* [TASK PROMPT]: Reproduce the material below line by line, beginning with its first line and ending with the line that contains "import * as"; leave out pictures.

* [Rows from a dataset of charts and code]:
○ ○ ○ ○ ○

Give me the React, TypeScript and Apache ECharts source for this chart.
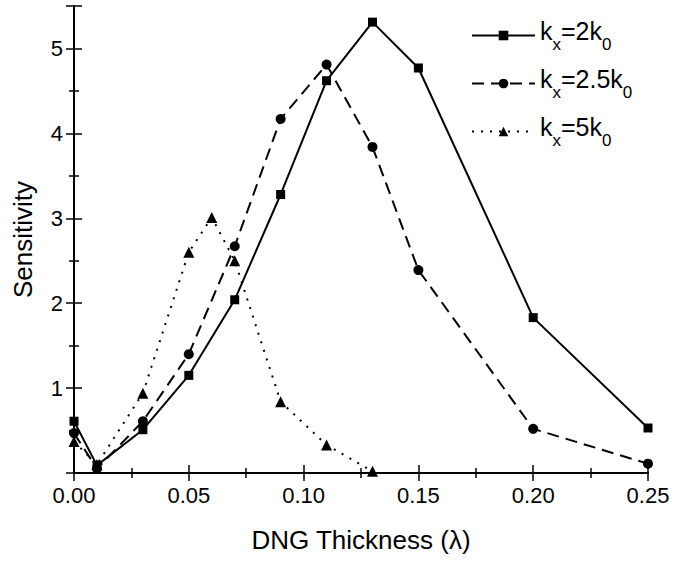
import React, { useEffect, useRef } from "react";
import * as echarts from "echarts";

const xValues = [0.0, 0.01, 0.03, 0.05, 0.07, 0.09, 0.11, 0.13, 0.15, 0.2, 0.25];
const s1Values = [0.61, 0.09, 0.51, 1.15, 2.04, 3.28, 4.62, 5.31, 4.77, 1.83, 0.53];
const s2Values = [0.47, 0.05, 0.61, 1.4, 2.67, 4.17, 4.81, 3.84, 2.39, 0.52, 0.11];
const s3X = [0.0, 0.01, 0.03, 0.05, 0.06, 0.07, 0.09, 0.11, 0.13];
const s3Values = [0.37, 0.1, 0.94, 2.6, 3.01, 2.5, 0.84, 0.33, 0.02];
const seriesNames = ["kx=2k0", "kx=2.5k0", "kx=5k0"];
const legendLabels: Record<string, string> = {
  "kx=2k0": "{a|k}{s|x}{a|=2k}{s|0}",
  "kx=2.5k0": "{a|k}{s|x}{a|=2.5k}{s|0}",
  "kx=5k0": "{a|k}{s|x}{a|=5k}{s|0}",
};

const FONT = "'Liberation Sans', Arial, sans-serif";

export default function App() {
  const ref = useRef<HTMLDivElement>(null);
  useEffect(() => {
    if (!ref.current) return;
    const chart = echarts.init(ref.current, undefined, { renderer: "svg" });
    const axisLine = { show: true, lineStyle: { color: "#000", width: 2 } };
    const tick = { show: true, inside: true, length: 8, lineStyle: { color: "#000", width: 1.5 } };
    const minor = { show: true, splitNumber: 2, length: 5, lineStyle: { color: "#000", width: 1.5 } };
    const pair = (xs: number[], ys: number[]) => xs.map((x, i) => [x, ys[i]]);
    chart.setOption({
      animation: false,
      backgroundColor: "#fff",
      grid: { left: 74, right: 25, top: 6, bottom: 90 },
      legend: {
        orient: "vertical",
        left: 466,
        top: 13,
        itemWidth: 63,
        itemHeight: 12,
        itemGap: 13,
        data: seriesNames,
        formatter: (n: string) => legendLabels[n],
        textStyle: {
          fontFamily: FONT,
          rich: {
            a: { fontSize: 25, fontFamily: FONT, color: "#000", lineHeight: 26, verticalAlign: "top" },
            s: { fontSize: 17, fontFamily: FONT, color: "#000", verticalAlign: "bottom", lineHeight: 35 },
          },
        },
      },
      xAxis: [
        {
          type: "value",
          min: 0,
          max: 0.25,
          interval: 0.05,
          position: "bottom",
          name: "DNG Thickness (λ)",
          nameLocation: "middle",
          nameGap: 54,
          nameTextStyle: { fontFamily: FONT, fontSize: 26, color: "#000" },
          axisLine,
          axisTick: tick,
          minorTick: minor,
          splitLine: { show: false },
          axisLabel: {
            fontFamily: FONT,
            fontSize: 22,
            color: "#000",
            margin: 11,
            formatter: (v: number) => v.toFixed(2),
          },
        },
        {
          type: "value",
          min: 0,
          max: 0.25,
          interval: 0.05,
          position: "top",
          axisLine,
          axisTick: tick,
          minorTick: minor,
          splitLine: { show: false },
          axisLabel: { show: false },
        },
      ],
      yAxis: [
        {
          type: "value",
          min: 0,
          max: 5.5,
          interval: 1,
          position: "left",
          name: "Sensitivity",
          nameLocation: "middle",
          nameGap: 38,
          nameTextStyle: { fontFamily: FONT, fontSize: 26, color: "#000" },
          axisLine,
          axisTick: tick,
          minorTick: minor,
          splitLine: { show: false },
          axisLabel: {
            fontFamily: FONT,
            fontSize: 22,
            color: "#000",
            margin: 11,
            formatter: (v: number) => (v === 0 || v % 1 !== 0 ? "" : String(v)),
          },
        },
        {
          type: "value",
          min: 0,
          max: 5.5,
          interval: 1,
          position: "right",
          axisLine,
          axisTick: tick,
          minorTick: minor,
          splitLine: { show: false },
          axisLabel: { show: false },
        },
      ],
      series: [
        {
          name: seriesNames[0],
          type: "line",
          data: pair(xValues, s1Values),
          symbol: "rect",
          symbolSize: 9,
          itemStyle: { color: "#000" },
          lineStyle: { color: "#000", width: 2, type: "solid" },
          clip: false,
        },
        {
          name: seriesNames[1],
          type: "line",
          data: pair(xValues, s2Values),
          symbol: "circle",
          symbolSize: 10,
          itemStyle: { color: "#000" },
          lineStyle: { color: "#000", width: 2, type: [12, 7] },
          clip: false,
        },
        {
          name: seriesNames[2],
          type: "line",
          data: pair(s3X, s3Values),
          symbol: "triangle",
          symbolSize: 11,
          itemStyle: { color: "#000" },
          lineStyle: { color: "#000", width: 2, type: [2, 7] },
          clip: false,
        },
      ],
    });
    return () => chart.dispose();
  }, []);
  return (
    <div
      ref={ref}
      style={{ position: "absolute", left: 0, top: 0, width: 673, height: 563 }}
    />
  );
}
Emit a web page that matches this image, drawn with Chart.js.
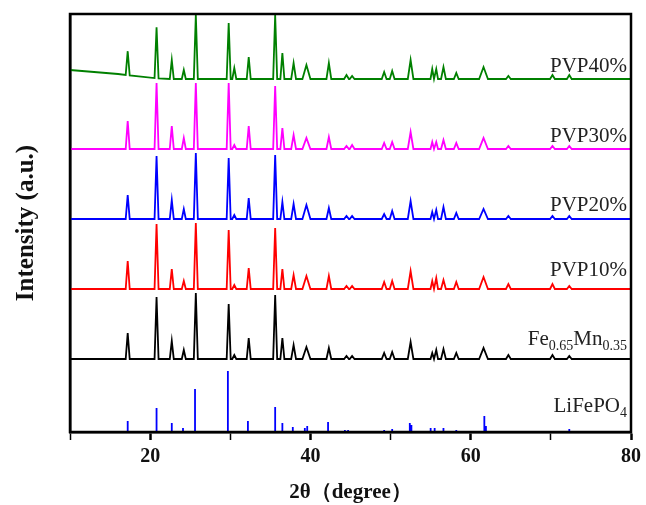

○ ○ ○ ○ ○

* [OUTPUT OF THE EXERCISE]:
Give me the React, TypeScript and Apache ECharts source for this chart.
import React, { useEffect, useRef } from "react";
import * as echarts from "echarts";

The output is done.